-- Data extract --
○ ○ ○ ○ ○

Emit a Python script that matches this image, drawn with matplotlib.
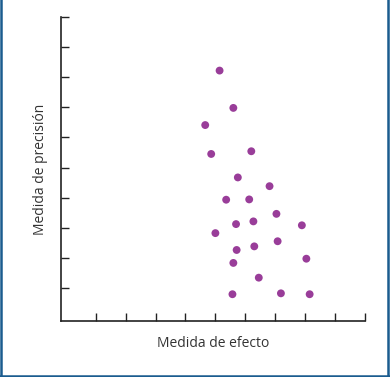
import matplotlib
matplotlib.use('Agg')
import matplotlib.pyplot as plt
from matplotlib.lines import Line2D

# Effect size (x) vs precision (y)
effect = [5.14, 5.60, 4.66, 4.86, 6.20, 5.75, 6.81, 5.36, 6.13, 7.04, 5.69, 6.27,
          7.89, 5.00, 7.08, 6.30, 5.71, 8.04, 5.60, 6.45, 5.57, 7.19, 8.15]
precision = [8.22, 6.98, 6.41, 5.45, 5.54, 4.67, 4.38, 3.93, 3.94, 3.46, 3.12, 3.21,
             3.08, 2.82, 2.55, 2.38, 2.26, 1.97, 1.83, 1.34, 0.79, 0.82, 0.79]
ticks = list(range(1, 11))

dot_color = '#993d99'
frame_color = '#1a5c8f'

plt.rcParams['font.family'] = ['Open Sans', 'DejaVu Sans']

fig = plt.figure(figsize=(3.9, 3.77), dpi=100)
ax = fig.add_axes([0.1564, 0.1485, 0.7795, 0.8064])

ax.scatter(effect, precision, s=32, color=dot_color, edgecolors='none', zorder=3)

ax.set_xlim(-0.16, 10)
ax.set_ylim(-0.1, 10)
ax.set_xticks(ticks)
ax.set_yticks(ticks)
ax.set_xticklabels([])
ax.set_yticklabels([])
ax.tick_params(direction='in', length=6, width=1, color='#222222')
for side in ['top', 'right']:
    ax.spines[side].set_visible(False)
for side in ['left', 'bottom']:
    ax.spines[side].set_linewidth(1.2)
    ax.spines[side].set_color('#222222')

ax.set_xlabel('Medida de efecto', fontsize=10, color='#333333', labelpad=7)
ax.set_ylabel('Medida de precisión', fontsize=10, color='#333333', labelpad=6)

# blue frame around the figure (left, right, bottom)
fig.add_artist(Line2D([0.002, 0.002], [0, 1], transform=fig.transFigure, color=frame_color, lw=1.8))
fig.add_artist(Line2D([0.9955, 0.9955], [0, 1], transform=fig.transFigure, color=frame_color, lw=1.8))
fig.add_artist(Line2D([0, 1], [0.003, 0.003], transform=fig.transFigure, color=frame_color, lw=1.8))

fig.savefig('out.png', dpi=100)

○ ○ ○ ○ ○

-- Task goal --
Starting at the top of the listing above, reproduce each line up to and including the one with "from matplotlib.lines import Line2D"; omit the pictures.

-- Answer --
Emit a Python script that matches this image, drawn with matplotlib.
import matplotlib
matplotlib.use('Agg')
import matplotlib.pyplot as plt
from matplotlib.lines import Line2D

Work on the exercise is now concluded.